WHAT IS BEING ASKED: Sift the listing for lines that hold the string "this" and pull them out.

ENTRIES SUPPLIED:
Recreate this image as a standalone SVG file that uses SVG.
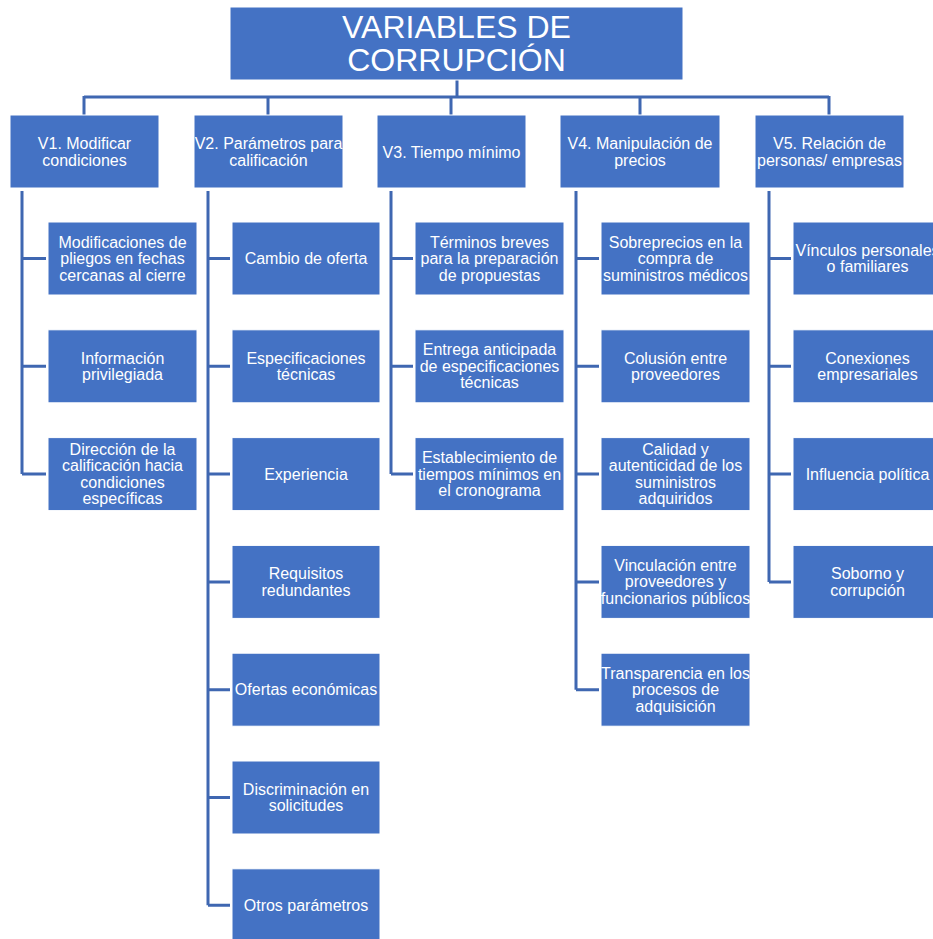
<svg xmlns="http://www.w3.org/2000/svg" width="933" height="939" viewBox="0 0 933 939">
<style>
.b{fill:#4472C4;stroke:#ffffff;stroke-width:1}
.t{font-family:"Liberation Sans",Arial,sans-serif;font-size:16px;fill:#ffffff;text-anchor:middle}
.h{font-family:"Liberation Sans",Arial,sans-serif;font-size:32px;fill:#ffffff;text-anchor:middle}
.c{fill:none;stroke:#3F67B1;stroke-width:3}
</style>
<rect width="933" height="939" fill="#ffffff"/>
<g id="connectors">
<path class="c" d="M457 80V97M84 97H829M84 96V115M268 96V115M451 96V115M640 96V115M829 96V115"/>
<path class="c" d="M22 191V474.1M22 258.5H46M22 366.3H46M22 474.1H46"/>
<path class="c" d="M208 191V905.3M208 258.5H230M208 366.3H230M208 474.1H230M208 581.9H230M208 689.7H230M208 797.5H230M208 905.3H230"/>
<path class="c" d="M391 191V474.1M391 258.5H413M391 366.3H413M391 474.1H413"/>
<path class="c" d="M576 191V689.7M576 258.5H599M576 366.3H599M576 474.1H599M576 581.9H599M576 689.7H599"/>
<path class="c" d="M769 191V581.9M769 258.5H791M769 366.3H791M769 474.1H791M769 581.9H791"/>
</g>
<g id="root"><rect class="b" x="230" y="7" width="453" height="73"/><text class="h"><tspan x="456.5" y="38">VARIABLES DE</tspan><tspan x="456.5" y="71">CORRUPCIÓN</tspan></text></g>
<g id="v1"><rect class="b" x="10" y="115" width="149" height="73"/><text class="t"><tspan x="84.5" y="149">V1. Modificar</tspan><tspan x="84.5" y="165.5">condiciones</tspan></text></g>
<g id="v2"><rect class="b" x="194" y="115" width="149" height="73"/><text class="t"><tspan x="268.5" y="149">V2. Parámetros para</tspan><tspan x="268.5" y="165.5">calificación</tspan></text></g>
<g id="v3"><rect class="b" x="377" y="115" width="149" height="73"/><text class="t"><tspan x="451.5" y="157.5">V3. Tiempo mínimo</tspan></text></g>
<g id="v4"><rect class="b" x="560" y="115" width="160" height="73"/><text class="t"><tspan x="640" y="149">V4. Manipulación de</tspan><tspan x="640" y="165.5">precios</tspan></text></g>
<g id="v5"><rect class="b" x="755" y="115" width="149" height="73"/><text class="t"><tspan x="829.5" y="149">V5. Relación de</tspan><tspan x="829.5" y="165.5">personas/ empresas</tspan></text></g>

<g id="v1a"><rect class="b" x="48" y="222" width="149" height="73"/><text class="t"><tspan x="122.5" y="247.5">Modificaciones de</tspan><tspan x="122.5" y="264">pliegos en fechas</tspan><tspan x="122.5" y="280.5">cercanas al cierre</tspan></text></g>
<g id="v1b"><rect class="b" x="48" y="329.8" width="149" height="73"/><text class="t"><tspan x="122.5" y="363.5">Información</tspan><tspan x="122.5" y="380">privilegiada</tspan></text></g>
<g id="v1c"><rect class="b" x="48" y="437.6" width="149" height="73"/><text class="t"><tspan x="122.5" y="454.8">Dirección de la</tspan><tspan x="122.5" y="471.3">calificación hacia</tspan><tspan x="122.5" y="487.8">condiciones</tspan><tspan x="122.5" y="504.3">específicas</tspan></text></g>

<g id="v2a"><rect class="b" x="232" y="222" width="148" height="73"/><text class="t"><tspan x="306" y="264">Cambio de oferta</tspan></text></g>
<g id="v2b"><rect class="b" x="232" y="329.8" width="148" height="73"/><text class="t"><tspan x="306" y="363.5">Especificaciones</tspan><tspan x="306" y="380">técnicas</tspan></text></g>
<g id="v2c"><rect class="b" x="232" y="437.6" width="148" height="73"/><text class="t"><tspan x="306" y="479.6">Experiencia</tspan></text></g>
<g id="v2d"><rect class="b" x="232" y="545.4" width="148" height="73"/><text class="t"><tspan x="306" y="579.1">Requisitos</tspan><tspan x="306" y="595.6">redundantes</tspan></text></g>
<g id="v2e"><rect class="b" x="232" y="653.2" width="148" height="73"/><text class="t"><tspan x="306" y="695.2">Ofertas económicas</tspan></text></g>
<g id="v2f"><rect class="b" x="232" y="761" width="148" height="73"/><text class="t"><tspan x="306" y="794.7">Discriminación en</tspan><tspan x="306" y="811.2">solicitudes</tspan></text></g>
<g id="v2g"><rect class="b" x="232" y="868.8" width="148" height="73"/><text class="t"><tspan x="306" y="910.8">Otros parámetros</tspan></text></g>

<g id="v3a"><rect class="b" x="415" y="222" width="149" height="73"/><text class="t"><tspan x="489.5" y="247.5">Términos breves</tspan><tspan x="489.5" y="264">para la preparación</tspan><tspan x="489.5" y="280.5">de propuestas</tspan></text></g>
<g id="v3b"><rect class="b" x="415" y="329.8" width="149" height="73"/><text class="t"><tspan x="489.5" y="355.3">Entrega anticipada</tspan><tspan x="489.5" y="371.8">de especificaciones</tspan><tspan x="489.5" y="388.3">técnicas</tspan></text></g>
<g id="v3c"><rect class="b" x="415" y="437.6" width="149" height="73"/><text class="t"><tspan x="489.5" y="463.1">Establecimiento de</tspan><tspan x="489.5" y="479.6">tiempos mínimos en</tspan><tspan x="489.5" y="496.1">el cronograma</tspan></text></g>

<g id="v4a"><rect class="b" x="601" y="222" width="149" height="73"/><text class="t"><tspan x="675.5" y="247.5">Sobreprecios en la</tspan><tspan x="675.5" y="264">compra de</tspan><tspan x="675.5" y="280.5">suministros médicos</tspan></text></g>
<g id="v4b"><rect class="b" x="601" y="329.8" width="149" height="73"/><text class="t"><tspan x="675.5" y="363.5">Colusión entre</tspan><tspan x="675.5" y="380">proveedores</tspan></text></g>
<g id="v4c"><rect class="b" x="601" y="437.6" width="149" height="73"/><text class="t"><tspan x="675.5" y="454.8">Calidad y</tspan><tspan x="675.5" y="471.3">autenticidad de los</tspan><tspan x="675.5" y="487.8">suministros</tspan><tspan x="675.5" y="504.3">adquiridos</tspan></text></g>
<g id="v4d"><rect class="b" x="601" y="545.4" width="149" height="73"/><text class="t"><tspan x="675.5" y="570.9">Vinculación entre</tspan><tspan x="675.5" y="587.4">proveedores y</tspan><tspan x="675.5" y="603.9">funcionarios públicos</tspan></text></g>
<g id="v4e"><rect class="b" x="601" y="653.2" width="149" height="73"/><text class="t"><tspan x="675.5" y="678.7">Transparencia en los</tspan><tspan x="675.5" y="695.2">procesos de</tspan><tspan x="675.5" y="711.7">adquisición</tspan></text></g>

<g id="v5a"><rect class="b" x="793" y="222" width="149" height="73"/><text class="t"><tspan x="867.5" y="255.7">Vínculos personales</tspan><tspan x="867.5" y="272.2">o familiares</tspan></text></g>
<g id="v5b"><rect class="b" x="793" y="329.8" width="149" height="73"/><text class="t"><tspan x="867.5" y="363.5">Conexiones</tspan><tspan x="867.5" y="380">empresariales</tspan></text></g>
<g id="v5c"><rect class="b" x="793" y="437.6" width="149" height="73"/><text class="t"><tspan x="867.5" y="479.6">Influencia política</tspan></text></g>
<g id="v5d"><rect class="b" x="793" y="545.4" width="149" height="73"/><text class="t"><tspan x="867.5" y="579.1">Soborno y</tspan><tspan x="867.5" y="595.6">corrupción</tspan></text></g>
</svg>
* * *
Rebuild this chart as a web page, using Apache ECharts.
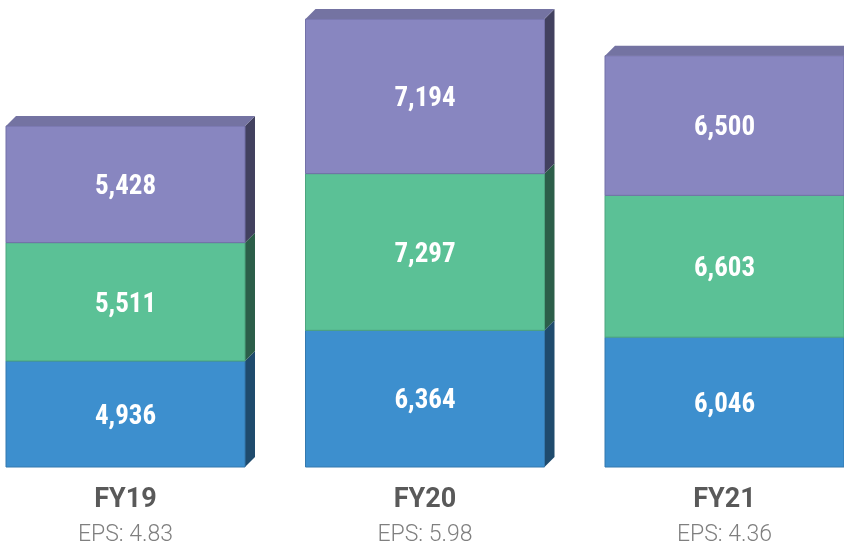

WRITTEN RESPONSE:
Recreate this image as a standalone SVG file that uses SVG.
Rebuild this chart as a web page, using Apache ECharts.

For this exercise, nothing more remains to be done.